BusinessWeek has an interview/visit with newly-single (in the partnership sense, not the marital one) venture guy Vinod Khosla. He maintains an office at Kleiner Perkins, but is no longer a partner in the current KP fund. While he is actively managing prior investments from earlier funds, most of his current investing is more eclectic — and early — stuff, the sort of thing that Khosla has always liked to do, but that becomes awfully difficult when you run as much money as KP does.
Anyway, I found the following investment stat interesting:
Over half his investments at KPCB from 1996 to 2001 were infusions of $1 million or less into barely formed startups. That period was a golden era for him, giving rise to such hits as optical networking company Juniper Networks, which returned KPCB’s invested capital over 1,000 times.
That is fascinating, and should be an eye-opener for most GPs who screen too many deals based on not being able to get in enough money on the first round.

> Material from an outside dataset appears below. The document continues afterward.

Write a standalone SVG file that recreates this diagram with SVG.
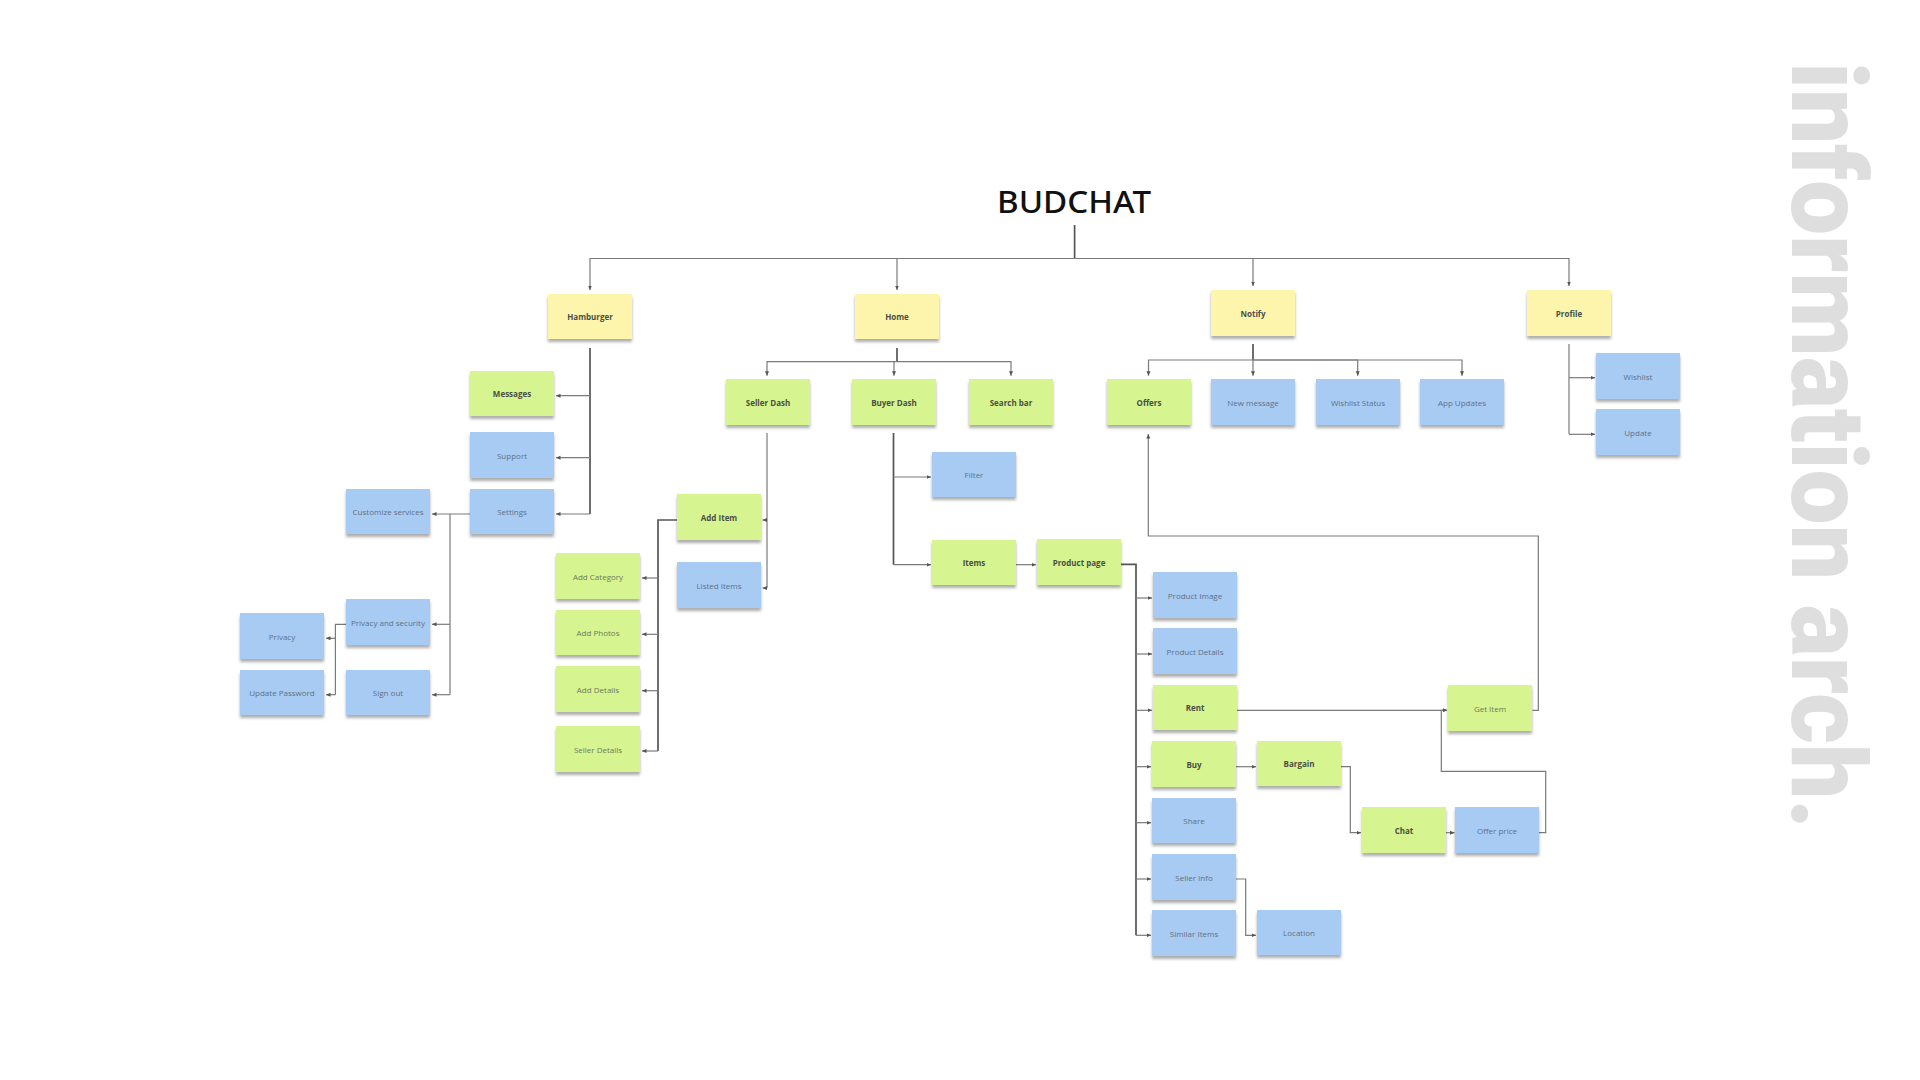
<svg xmlns="http://www.w3.org/2000/svg" width="1920" height="1080" viewBox="0 0 1920 1080">
<style>
.n rect{stroke:none;filter:url(#sh)}
.y rect{fill:#fef5ad}
.g rect{fill:#d6f48f}
.b rect{fill:#a7cbf3}
.n text{font-family:"Open Sans","Liberation Sans",sans-serif;font-size:8px;text-anchor:middle;dominant-baseline:central}
.tb{font-weight:700;fill:#4b4f45}
.tr{font-weight:400;fill:#607187}
.g .tr{fill:#6c7a60}
#connectors path{fill:none;stroke:#7a7a7a;stroke-width:1.2}
#connectors path.a{marker-end:url(#ar)}
#connectors path.k{stroke:#555;stroke-width:1.7}
</style>
<defs>
<filter id="sh" x="-10%" y="-10%" width="120%" height="140%">
<feDropShadow dx="0" dy="3" stdDeviation="1.8" flood-color="#000" flood-opacity="0.32"/>
</filter>
<marker id="ar" markerUnits="userSpaceOnUse" markerWidth="5" markerHeight="5" refX="4.5" refY="2.5" orient="auto">
<path d="M0,0.5 L4.5,2.5 L0,4.5 z" fill="#555"/>
</marker>
</defs>
<rect width="1920" height="1080" fill="#fff"/>

<text x="1074" y="213" font-family="'Noto Sans','Liberation Sans',sans-serif" font-size="30" font-weight="500" fill="#111" text-anchor="middle" textLength="154" lengthAdjust="spacingAndGlyphs">BUDCHAT</text>
<text transform="translate(1792,62) rotate(90)" font-family="Roboto,Lato,'Liberation Sans',sans-serif" font-size="104" font-weight="900" fill="#dedede" textLength="767" lengthAdjust="spacingAndGlyphs">information arch.</text>

<g id="connectors">
<path class="k" d="M1074.6,225 V258.5"/>
<path class="a" d="M1074.6,258.5 H590 V290"/>
<path class="a" d="M897,258.5 V290"/>
<path class="a" d="M1074.6,258.5 H1253 V286"/>
<path class="a" d="M1253,258.5 H1569 V286"/>
<path class="k" d="M590,348 V514"/>
<path class="a" d="M590,395.7 H556"/>
<path class="a" d="M590,457.7 H556"/>
<path class="a" d="M590,514 H556"/>
<path class="a" d="M470,514 H432"/>
<path d="M450,514 V694.7"/>
<path class="a" d="M450,624.3 H432"/>
<path class="a" d="M450,694.7 H432"/>
<path d="M346,624.3 H335.4 V694.7"/>
<path class="a" d="M335.4,638.3 H326"/>
<path class="a" d="M335.4,694.7 H326"/>
<path class="k" d="M897,348 V361.7"/>
<path class="a" d="M897,361.7 H767 V375.7"/>
<path class="a" d="M894,361.7 V375.7"/>
<path class="a" d="M897,361.7 H1011 V375.7"/>
<path d="M767,433 V588"/>
<path class="a" d="M767,520 H762.5"/>
<path class="a" d="M767,588 H762.5"/>
<path class="k" d="M677,520 H658 V751"/>
<path class="a" d="M658,578 H642"/>
<path class="a" d="M658,634.3 H642"/>
<path class="a" d="M658,690.7 H642"/>
<path class="a" d="M658,751 H642"/>
<path class="k" d="M893.5,433 V564.7"/>
<path class="a" d="M893.5,477 H931"/>
<path class="a" d="M893.5,564.7 H931"/>
<path class="a" d="M1016,564.7 H1036"/>
<path class="k" d="M1121,564.3 H1136 V935.3"/>
<path class="a" d="M1136,598 H1152"/>
<path class="a" d="M1136,654 H1152"/>
<path class="a" d="M1136,710.3 H1152"/>
<path class="a" d="M1136,766.7 H1151"/>
<path class="a" d="M1136,822.7 H1151"/>
<path class="a" d="M1136,879 H1151"/>
<path class="a" d="M1136,935.3 H1151"/>
<path class="a" d="M1236,766.7 H1256"/>
<path class="a" d="M1341,766.7 H1350.3 V832.7 H1361"/>
<path class="a" d="M1445.3,832.7 H1454.5"/>
<path class="a" d="M1539,832.7 H1545.7 V771.3 H1441.3 V710.3 H1447"/>
<path class="a" d="M1237,710.3 H1447"/>
<path class="a" d="M1532.5,710.3 H1538.3 V536 H1148.3 V434"/>
<path class="a" d="M1236,879 H1245.7 V935.3 H1256"/>
<path class="k" d="M1253,344 V360"/>
<path class="a" d="M1253,360 H1148.5 V375.7"/>
<path class="a" d="M1253,360 V375.7"/>
<path class="a" d="M1253,360 H1357.7 V375.7"/>
<path class="a" d="M1253,360 H1462 V375.7"/>
<path d="M1569,344 V434.3"/>
<path class="a" d="M1569,377.7 H1595"/>
<path class="a" d="M1569,434.3 H1595"/>
</g>

<g id="hamburger" class="n y"><rect x="548" y="294" width="84" height="45"/><text class="tb" x="590" y="316.5">Hamburger</text></g>
<g id="home" class="n y"><rect x="855" y="294" width="84" height="45"/><text class="tb" x="897" y="316.5">Home</text></g>
<g id="notify" class="n y"><rect x="1211" y="290" width="84" height="46"/><text class="tb" x="1253" y="313">Notify</text></g>
<g id="profile" class="n y"><rect x="1527" y="290" width="84" height="46"/><text class="tb" x="1569" y="313">Profile</text></g>

<g id="messages" class="n g"><rect x="470" y="371" width="84" height="45"/><text class="tb" x="512" y="393.5">Messages</text></g>
<g id="support" class="n b"><rect x="470" y="432" width="84" height="46"/><text class="tr" x="512" y="455">Support</text></g>
<g id="settings" class="n b"><rect x="470" y="489" width="84" height="45"/><text class="tr" x="512" y="511.5">Settings</text></g>
<g id="customize-services" class="n b"><rect x="346" y="489" width="84" height="45"/><text class="tr" x="388" y="511.5">Customize services</text></g>
<g id="privacy-and-security" class="n b"><rect x="346" y="599" width="84" height="46"/><text class="tr" x="388" y="622">Privacy and security</text></g>
<g id="sign-out" class="n b"><rect x="346" y="670" width="84" height="45"/><text class="tr" x="388" y="692.5">Sign out</text></g>
<g id="privacy" class="n b"><rect x="240" y="613" width="84" height="46"/><text class="tr" x="282" y="636">Privacy</text></g>
<g id="update-password" class="n b"><rect x="240" y="670" width="84" height="45"/><text class="tr" x="282" y="692.5">Update Password</text></g>

<g id="seller-dash" class="n g"><rect x="726" y="379" width="84" height="46"/><text class="tb" x="768" y="402">Seller Dash</text></g>
<g id="buyer-dash" class="n g"><rect x="852" y="379" width="84" height="46"/><text class="tb" x="894" y="402">Buyer Dash</text></g>
<g id="search-bar" class="n g"><rect x="969" y="379" width="84" height="46"/><text class="tb" x="1011" y="402">Search bar</text></g>
<g id="offers" class="n g"><rect x="1107" y="379" width="84" height="46"/><text class="tb" x="1149" y="402">Offers</text></g>
<g id="new-message" class="n b"><rect x="1211" y="379" width="84" height="46"/><text class="tr" x="1253" y="402">New message</text></g>
<g id="wishlist-status" class="n b"><rect x="1316" y="379" width="84" height="46"/><text class="tr" x="1358" y="402">Wishlist Status</text></g>
<g id="app-updates" class="n b"><rect x="1420" y="379" width="84" height="46"/><text class="tr" x="1462" y="402">App Updates</text></g>
<g id="wishlist" class="n b"><rect x="1596" y="353" width="84" height="46"/><text class="tr" x="1638" y="376">Wishlist</text></g>
<g id="update" class="n b"><rect x="1596" y="409" width="84" height="46"/><text class="tr" x="1638" y="432">Update</text></g>

<g id="add-item" class="n g"><rect x="677" y="494" width="84" height="46"/><text class="tb" x="719" y="517">Add Item</text></g>
<g id="listed-items" class="n b"><rect x="677" y="562" width="84" height="46"/><text class="tr" x="719" y="585">Listed Items</text></g>
<g id="add-category" class="n g"><rect x="556" y="553" width="84" height="46"/><text class="tr" x="598" y="576">Add Category</text></g>
<g id="add-photos" class="n g"><rect x="556" y="610" width="84" height="45"/><text class="tr" x="598" y="632.5">Add Photos</text></g>
<g id="add-details" class="n g"><rect x="556" y="666" width="84" height="46"/><text class="tr" x="598" y="689">Add Details</text></g>
<g id="seller-details" class="n g"><rect x="556" y="726" width="84" height="46"/><text class="tr" x="598" y="749">Seller Details</text></g>

<g id="filter" class="n b"><rect x="932" y="452" width="84" height="45"/><text class="tr" x="974" y="474.5">Filter</text></g>
<g id="items" class="n g"><rect x="932" y="540" width="84" height="45"/><text class="tb" x="974" y="562.5">Items</text></g>
<g id="product-page" class="n g"><rect x="1037" y="539" width="84" height="46"/><text class="tb" x="1079" y="562">Product page</text></g>

<g id="product-image" class="n b"><rect x="1153" y="572" width="84" height="46"/><text class="tr" x="1195" y="595">Product Image</text></g>
<g id="product-details" class="n b"><rect x="1153" y="628" width="84" height="46"/><text class="tr" x="1195" y="651">Product Details</text></g>
<g id="rent" class="n g"><rect x="1153" y="685" width="84" height="45"/><text class="tb" x="1195" y="707.5">Rent</text></g>
<g id="buy" class="n g"><rect x="1152" y="741" width="84" height="46"/><text class="tb" x="1194" y="764">Buy</text></g>
<g id="share" class="n b"><rect x="1152" y="798" width="84" height="45"/><text class="tr" x="1194" y="820.5">Share</text></g>
<g id="seller-info" class="n b"><rect x="1152" y="854" width="84" height="46"/><text class="tr" x="1194" y="877">Seller Info</text></g>
<g id="similar-items" class="n b"><rect x="1152" y="910" width="84" height="46"/><text class="tr" x="1194" y="933">Similar Items</text></g>
<g id="bargain" class="n g"><rect x="1257" y="741" width="84" height="45"/><text class="tb" x="1299" y="763.5">Bargain</text></g>
<g id="location" class="n b"><rect x="1257" y="910" width="84" height="45"/><text class="tr" x="1299" y="932.5">Location</text></g>
<g id="get-item" class="n g"><rect x="1448" y="685" width="84" height="46"/><text class="tr" x="1490" y="708">Get Item</text></g>
<g id="chat" class="n g"><rect x="1362" y="807" width="84" height="46"/><text class="tb" x="1404" y="830">Chat</text></g>
<g id="offer-price" class="n b"><rect x="1455" y="807" width="84" height="46"/><text class="tr" x="1497" y="830">Offer price</text></g>
</svg>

Then again, I don’t want to single-handedly convince anyone to start a seed fund, as such stuff is different & difficult. Maybe I have nothing to worry about though: As one GP put it to me recently when I described our seed investment style here in San Diego, “You put as much as work into seed investments as you do into larger ones, but the management fee is lower and you have to make more investments & track more deals. Where’s the incentive?” Absolutely. Agreed. Stay away.